The Supreme Court’s decisions in Apprendi v. New Jersey and subsequent cases have extended the Sixth Amendment right of jury trial to some (but not all) disputed factual questions at sentencing. They require juries to resolve any non-recidivist sentencing fact that increases the ceiling on a defendant’s punishment, but do not extend this requirement to facts that decrease a defendant’s punishment or that establish mandatory minimums without raising the maximum allowable sentence.
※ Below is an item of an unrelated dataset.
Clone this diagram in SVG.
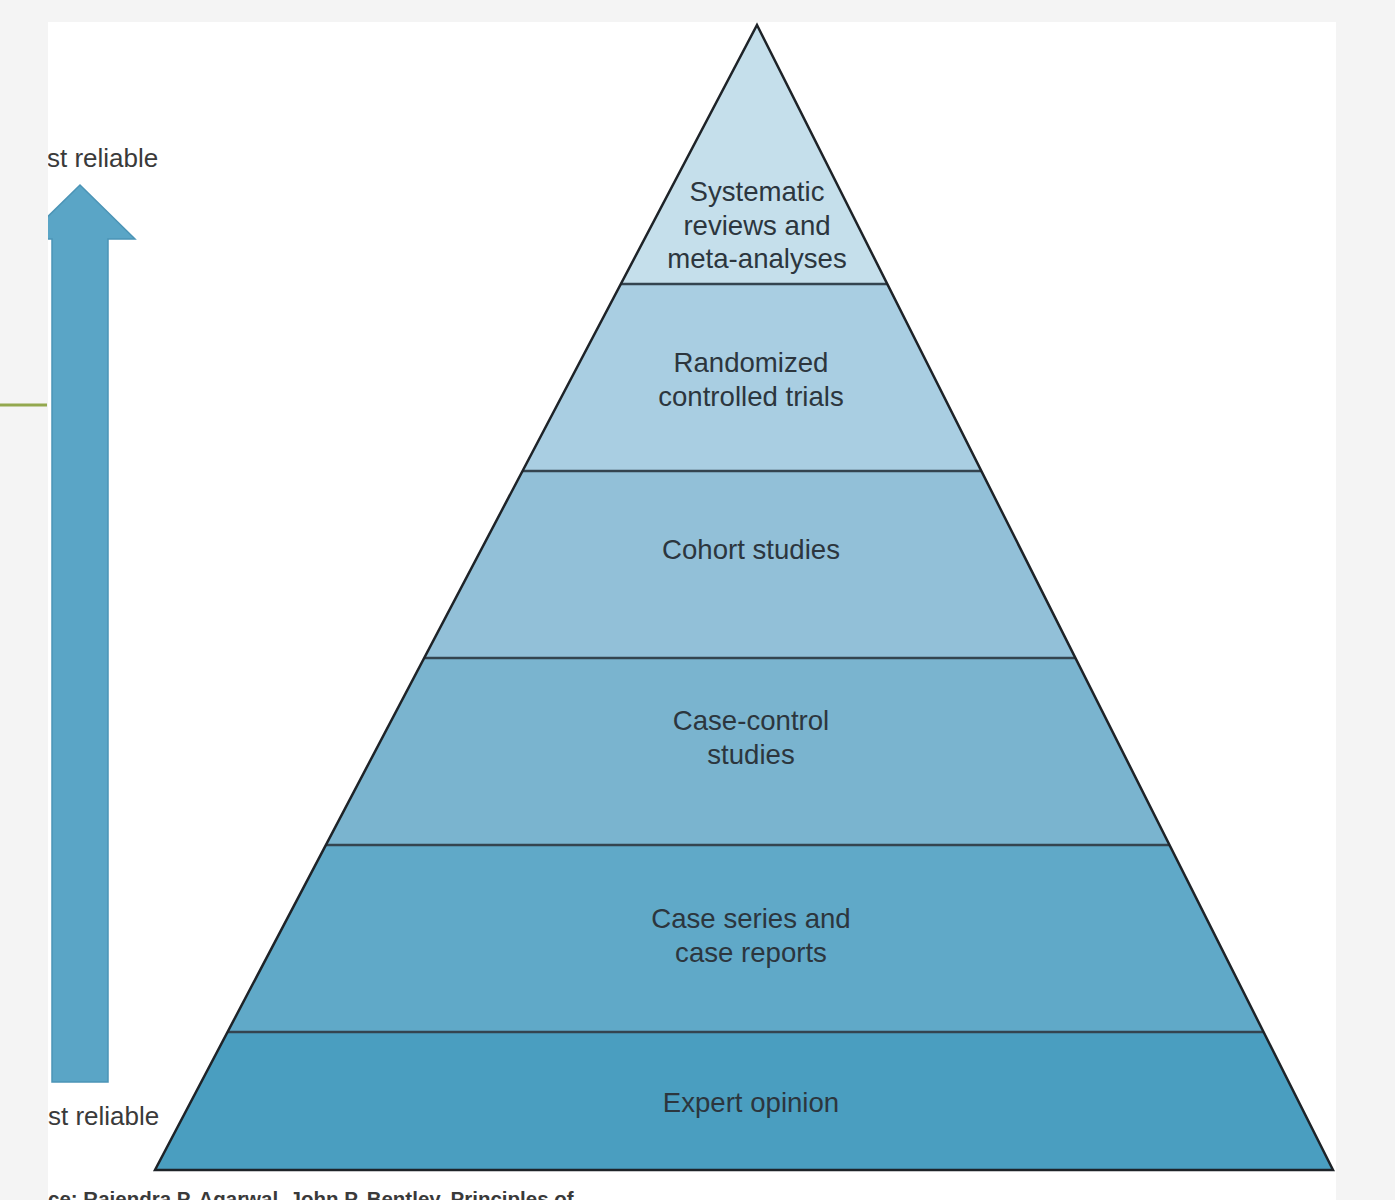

Yet the Supreme Court has simultaneously decided that all facts subject to the Sixth Amendment jury requirement must also be proved beyond a reasonable doubt, as if they were “elements” of substantive criminal offenses. In the Court’s words, a non-recidivist fact that increases a defendant’s maximum allowable sentence must be treated as “the functional equivalent of an element of a greater offense.” This has produced a regime in which prosecutors must prove certain sentencing enhancements beyond a reasonable doubt, and allege such facts in indictments in federal prosecutions, as if they were “elements” of a substantive crime. The pro-Apprendi Justices defend this outcome by claiming that sentencing enhancements had always been regarded as “elements” of substantive crimes whenever they increased a defendant’s maximum allowable punishment. To support this historical claim, they rely on Joel Prentiss Bishop’s Criminal Procedure treatise, which said that nineteenth-century indictments were required to include “every fact which is legally essential to the punishment.”
In an upcoming paper (available here), I maintain that this statement in Bishop’s treatise is demonstrably false. Numerous nineteenth-century cases held that first-degree murder findings were not required to be charged in indictments as “elements” of a greater crime, even though they increased the maximum allowable sentence from life imprisonment to death, and even though they were to be determined by juries. These court decisions instead regarded first and second-degree murder as mere grades of punishment within the unitary offense of murder, and enforced a jury right that extended well beyond the facts that prosecutors were required to charge and prove as components of a substantive crime.
This evidence suggests that the Supreme Court’s tie-in arrangement between the jury right and the concept of “elements” subject to the reasonable-doubt rule is mistaken. And the Court’s decision to treat these rights as co-extensive has caused two serious problems with the Court’s Apprendi jurisprudence. First, it has produced a formalistic jury right that is easily evaded by legislatures and that hinges on an untenable distinction between “aggravating” and “mitigating” sentencing facts. The criminal jury’s role was traditionally understood as extending to all “questions of fact,” as opposed to “questions of law,” but the Supreme Court cannot adopt this approach because it is unwilling to countenance a corresponding expansion in the proof-beyond-a-reasonable-doubt requirement and the concept of “elements.” Second, Apprendi’s all-too-limited efforts to expand the jury right have propagated an overbroad concept of “elements” that lacks historical support and brings needless doctrinal complications to judicial efforts to broaden the right of jury trial. This article urges a different approach that uncouples the Court’s link between these two constitutional protections. Juries should decide all disputed questions of fact that aggravate or mitigate a defendant’s guilt or punishment. But courts should not require these facts to be charged by prosecutors or proved beyond a reasonable doubt whenever they increase a defendant’s maximum allowable punishment. This will give meaningful content to the right of jury trial while avoiding the historical and pragmatic problems caused by the Court’s expansive theory of “elements.”